- [Data to process]:
########################################

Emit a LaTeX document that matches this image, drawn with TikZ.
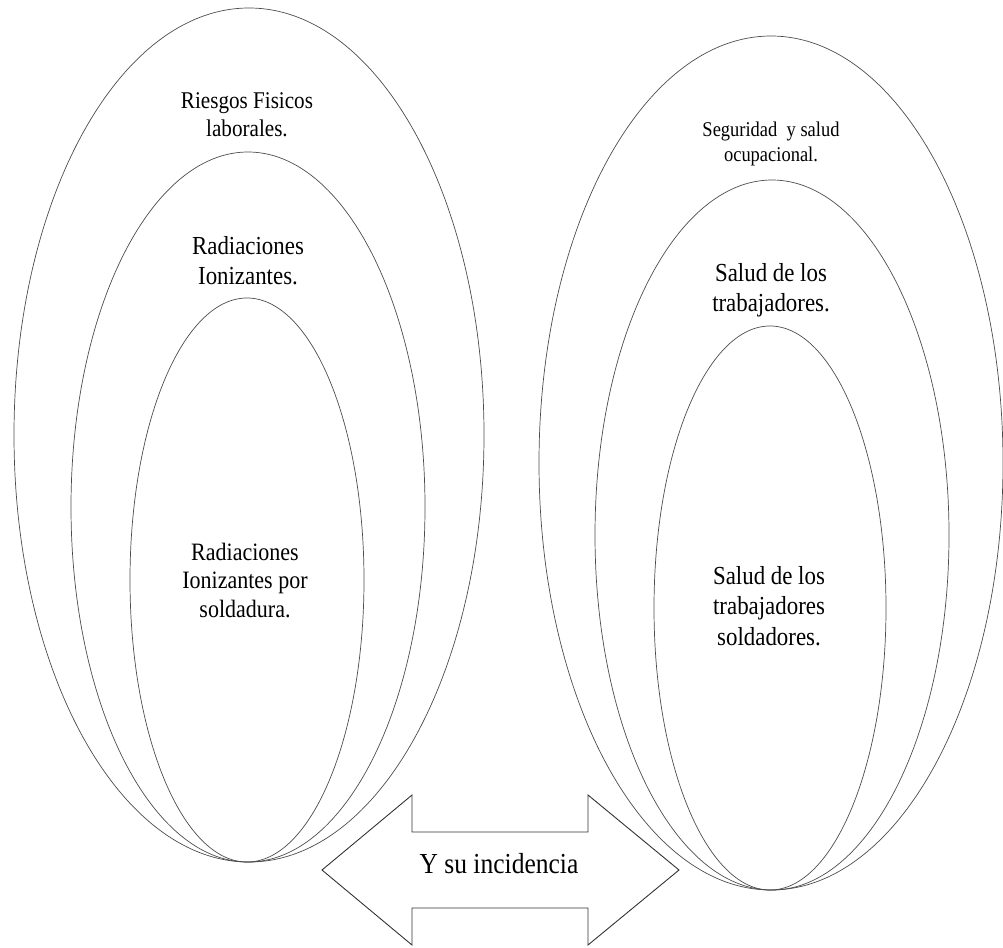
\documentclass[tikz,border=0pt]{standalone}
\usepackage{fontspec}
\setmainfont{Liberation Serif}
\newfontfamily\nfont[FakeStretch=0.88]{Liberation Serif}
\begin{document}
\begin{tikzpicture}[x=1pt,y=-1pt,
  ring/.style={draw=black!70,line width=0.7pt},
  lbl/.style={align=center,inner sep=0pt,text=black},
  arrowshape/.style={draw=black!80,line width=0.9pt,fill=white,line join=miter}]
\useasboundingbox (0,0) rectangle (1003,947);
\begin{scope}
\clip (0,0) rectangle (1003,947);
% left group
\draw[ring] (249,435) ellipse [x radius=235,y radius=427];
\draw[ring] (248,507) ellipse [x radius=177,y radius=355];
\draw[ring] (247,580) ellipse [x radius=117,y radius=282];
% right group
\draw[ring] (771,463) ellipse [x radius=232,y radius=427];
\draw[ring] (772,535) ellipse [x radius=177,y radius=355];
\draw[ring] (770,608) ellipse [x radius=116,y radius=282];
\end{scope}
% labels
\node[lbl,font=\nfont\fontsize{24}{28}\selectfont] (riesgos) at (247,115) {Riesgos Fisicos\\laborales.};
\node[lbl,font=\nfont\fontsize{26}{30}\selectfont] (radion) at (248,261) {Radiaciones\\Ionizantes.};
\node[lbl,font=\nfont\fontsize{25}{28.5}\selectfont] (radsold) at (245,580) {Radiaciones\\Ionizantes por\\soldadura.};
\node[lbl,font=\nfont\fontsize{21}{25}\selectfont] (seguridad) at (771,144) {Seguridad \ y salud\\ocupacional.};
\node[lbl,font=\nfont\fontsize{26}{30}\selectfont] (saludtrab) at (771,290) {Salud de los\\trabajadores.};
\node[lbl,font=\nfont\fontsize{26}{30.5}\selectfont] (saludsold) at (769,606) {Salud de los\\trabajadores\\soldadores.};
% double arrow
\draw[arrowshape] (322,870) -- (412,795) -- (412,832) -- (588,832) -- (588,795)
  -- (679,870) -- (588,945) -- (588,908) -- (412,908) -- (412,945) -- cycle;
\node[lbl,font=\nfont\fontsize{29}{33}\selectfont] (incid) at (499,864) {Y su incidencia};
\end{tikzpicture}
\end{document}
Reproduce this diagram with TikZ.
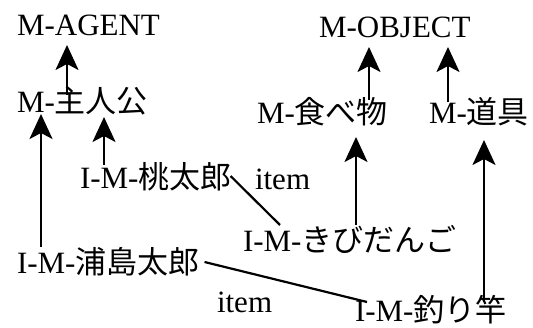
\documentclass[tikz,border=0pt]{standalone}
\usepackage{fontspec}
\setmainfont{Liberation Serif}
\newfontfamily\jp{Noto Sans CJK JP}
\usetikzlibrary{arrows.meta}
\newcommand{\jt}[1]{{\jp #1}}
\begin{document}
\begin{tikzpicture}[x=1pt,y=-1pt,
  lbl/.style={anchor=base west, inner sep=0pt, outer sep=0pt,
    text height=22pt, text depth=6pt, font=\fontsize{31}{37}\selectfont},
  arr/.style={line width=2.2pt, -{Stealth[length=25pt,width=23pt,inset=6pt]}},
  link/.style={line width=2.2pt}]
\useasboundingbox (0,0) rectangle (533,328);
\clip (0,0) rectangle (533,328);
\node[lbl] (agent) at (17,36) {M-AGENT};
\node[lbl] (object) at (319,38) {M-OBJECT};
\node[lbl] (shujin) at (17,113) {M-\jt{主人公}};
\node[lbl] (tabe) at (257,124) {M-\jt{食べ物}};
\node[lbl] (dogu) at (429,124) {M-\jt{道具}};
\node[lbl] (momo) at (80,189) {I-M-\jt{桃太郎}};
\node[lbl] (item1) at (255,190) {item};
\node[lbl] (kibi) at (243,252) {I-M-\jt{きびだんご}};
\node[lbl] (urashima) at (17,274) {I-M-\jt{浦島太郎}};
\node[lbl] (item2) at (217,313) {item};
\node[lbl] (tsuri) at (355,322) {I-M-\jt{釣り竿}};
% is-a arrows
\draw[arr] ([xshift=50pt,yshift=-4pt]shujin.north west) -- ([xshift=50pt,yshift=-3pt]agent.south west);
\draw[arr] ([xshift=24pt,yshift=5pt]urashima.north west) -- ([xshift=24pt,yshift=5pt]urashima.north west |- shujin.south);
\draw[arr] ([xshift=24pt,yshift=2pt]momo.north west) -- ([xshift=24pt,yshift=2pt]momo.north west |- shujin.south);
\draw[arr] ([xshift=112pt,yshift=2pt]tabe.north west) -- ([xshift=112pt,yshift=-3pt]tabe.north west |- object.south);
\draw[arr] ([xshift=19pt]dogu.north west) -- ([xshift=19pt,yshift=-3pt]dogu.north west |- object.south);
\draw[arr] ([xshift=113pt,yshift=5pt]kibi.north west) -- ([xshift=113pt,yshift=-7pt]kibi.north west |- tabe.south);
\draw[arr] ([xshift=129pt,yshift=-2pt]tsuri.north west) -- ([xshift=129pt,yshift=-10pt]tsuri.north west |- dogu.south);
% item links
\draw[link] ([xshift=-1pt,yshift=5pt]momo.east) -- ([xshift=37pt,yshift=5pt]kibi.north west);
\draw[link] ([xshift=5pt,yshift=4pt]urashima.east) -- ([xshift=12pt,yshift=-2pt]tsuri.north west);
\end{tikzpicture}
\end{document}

########################################

Can the entries above be repeated exactly, without their pictures?

- [Exercise response]:
Emit a LaTeX document that matches this image, drawn with TikZ.
\documentclass[tikz,border=0pt]{standalone}
\usepackage{fontspec}
\setmainfont{Liberation Serif}
\newfontfamily\nfont[FakeStretch=0.88]{Liberation Serif}
\begin{document}
\begin{tikzpicture}[x=1pt,y=-1pt,
  ring/.style={draw=black!70,line width=0.7pt},
  lbl/.style={align=center,inner sep=0pt,text=black},
  arrowshape/.style={draw=black!80,line width=0.9pt,fill=white,line join=miter}]
\useasboundingbox (0,0) rectangle (1003,947);
\begin{scope}
\clip (0,0) rectangle (1003,947);
% left group
\draw[ring] (249,435) ellipse [x radius=235,y radius=427];
\draw[ring] (248,507) ellipse [x radius=177,y radius=355];
\draw[ring] (247,580) ellipse [x radius=117,y radius=282];
% right group
\draw[ring] (771,463) ellipse [x radius=232,y radius=427];
\draw[ring] (772,535) ellipse [x radius=177,y radius=355];
\draw[ring] (770,608) ellipse [x radius=116,y radius=282];
\end{scope}
% labels
\node[lbl,font=\nfont\fontsize{24}{28}\selectfont] (riesgos) at (247,115) {Riesgos Fisicos\\laborales.};
\node[lbl,font=\nfont\fontsize{26}{30}\selectfont] (radion) at (248,261) {Radiaciones\\Ionizantes.};
\node[lbl,font=\nfont\fontsize{25}{28.5}\selectfont] (radsold) at (245,580) {Radiaciones\\Ionizantes por\\soldadura.};
\node[lbl,font=\nfont\fontsize{21}{25}\selectfont] (seguridad) at (771,144) {Seguridad \ y salud\\ocupacional.};
\node[lbl,font=\nfont\fontsize{26}{30}\selectfont] (saludtrab) at (771,290) {Salud de los\\trabajadores.};
\node[lbl,font=\nfont\fontsize{26}{30.5}\selectfont] (saludsold) at (769,606) {Salud de los\\trabajadores\\soldadores.};
% double arrow
\draw[arrowshape] (322,870) -- (412,795) -- (412,832) -- (588,832) -- (588,795)
  -- (679,870) -- (588,945) -- (588,908) -- (412,908) -- (412,945) -- cycle;
\node[lbl,font=\nfont\fontsize{29}{33}\selectfont] (incid) at (499,864) {Y su incidencia};
\end{tikzpicture}
\end{document}
Reproduce this diagram with TikZ.
\documentclass[tikz,border=0pt]{standalone}
\usepackage{fontspec}
\setmainfont{Liberation Serif}
\newfontfamily\jp{Noto Sans CJK JP}
\usetikzlibrary{arrows.meta}
\newcommand{\jt}[1]{{\jp #1}}
\begin{document}
\begin{tikzpicture}[x=1pt,y=-1pt,
  lbl/.style={anchor=base west, inner sep=0pt, outer sep=0pt,
    text height=22pt, text depth=6pt, font=\fontsize{31}{37}\selectfont},
  arr/.style={line width=2.2pt, -{Stealth[length=25pt,width=23pt,inset=6pt]}},
  link/.style={line width=2.2pt}]
\useasboundingbox (0,0) rectangle (533,328);
\clip (0,0) rectangle (533,328);
\node[lbl] (agent) at (17,36) {M-AGENT};
\node[lbl] (object) at (319,38) {M-OBJECT};
\node[lbl] (shujin) at (17,113) {M-\jt{主人公}};
\node[lbl] (tabe) at (257,124) {M-\jt{食べ物}};
\node[lbl] (dogu) at (429,124) {M-\jt{道具}};
\node[lbl] (momo) at (80,189) {I-M-\jt{桃太郎}};
\node[lbl] (item1) at (255,190) {item};
\node[lbl] (kibi) at (243,252) {I-M-\jt{きびだんご}};
\node[lbl] (urashima) at (17,274) {I-M-\jt{浦島太郎}};
\node[lbl] (item2) at (217,313) {item};
\node[lbl] (tsuri) at (355,322) {I-M-\jt{釣り竿}};
% is-a arrows
\draw[arr] ([xshift=50pt,yshift=-4pt]shujin.north west) -- ([xshift=50pt,yshift=-3pt]agent.south west);
\draw[arr] ([xshift=24pt,yshift=5pt]urashima.north west) -- ([xshift=24pt,yshift=5pt]urashima.north west |- shujin.south);
\draw[arr] ([xshift=24pt,yshift=2pt]momo.north west) -- ([xshift=24pt,yshift=2pt]momo.north west |- shujin.south);
\draw[arr] ([xshift=112pt,yshift=2pt]tabe.north west) -- ([xshift=112pt,yshift=-3pt]tabe.north west |- object.south);
\draw[arr] ([xshift=19pt]dogu.north west) -- ([xshift=19pt,yshift=-3pt]dogu.north west |- object.south);
\draw[arr] ([xshift=113pt,yshift=5pt]kibi.north west) -- ([xshift=113pt,yshift=-7pt]kibi.north west |- tabe.south);
\draw[arr] ([xshift=129pt,yshift=-2pt]tsuri.north west) -- ([xshift=129pt,yshift=-10pt]tsuri.north west |- dogu.south);
% item links
\draw[link] ([xshift=-1pt,yshift=5pt]momo.east) -- ([xshift=37pt,yshift=5pt]kibi.north west);
\draw[link] ([xshift=5pt,yshift=4pt]urashima.east) -- ([xshift=12pt,yshift=-2pt]tsuri.north west);
\end{tikzpicture}
\end{document}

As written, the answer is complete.